Limitations noted include dependency on foundation model priors (leading to possible failures out-of-distribution), sensitivity to certain hyperparameters, and the requirement of careful balancing between sparsity and preserved expressivity.
6. Comparison to Related Sparsification Methods
SGDS can be contrasted with:
- Static or magnitude-based sparsification: Lacks semantic adaptivity, often yields brittle performance at high sparsity or on long-horizon tasks (drop in accuracy/robustness) (Zhang et al., 2024).
- Topology-only sparsification: Preserves structural features but misses key semantic cues necessary for e.g. supervised tasks—performance collapses at high sparsity (Zhang et al., 2024).
- Parameter-space orthogonalization: In CIL, rigid parameter constraints harm plasticity, while SGDS preserves flexibility via activation-space manipulation (Liu et al., 29 Jan 2026).
- Uniform control allocation (in 3D): Leads to redundancy or underfitting in dynamic/stable regions; semantic-motivated SGDS achieves both efficiency and motion fidelity (Chen et al., 3 Oct 2025).
A plausible implication is that multi-criteria, adaptively-updated sparsifiers with explicit semantic integration are necessary for robust large-scale learning under resource constraints.
7. Summary and Outlook
Semantic-Guided Dynamic Sparsification operationalizes the principle that structure should be pruned or densified not merely by magnitude or uniform rules, but in direct proportion to task-critical semantic cues and context.

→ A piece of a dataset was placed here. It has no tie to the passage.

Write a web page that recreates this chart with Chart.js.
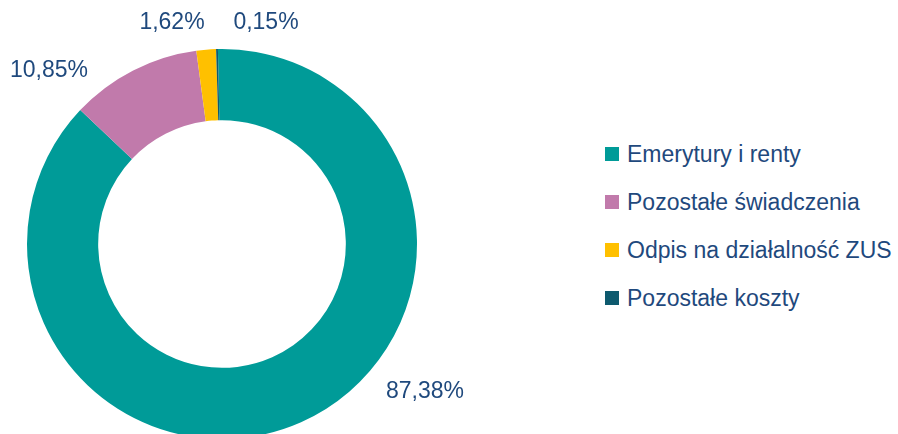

SGDS frameworks achieve compactness and interpretability without sacrificing downstream performance, and in many cases, provide new state-of-the-art results across robotics, graph learning, continual learning, and 3D vision (Li et al., 13 Nov 2025, Zhang et al., 2024, Chen et al., 3 Oct 2025, Liu et al., 29 Jan 2026). Future work may extend SGDS to more adaptive real-time settings, multi-agent systems, and regimes with limited or evolving semantic anchors.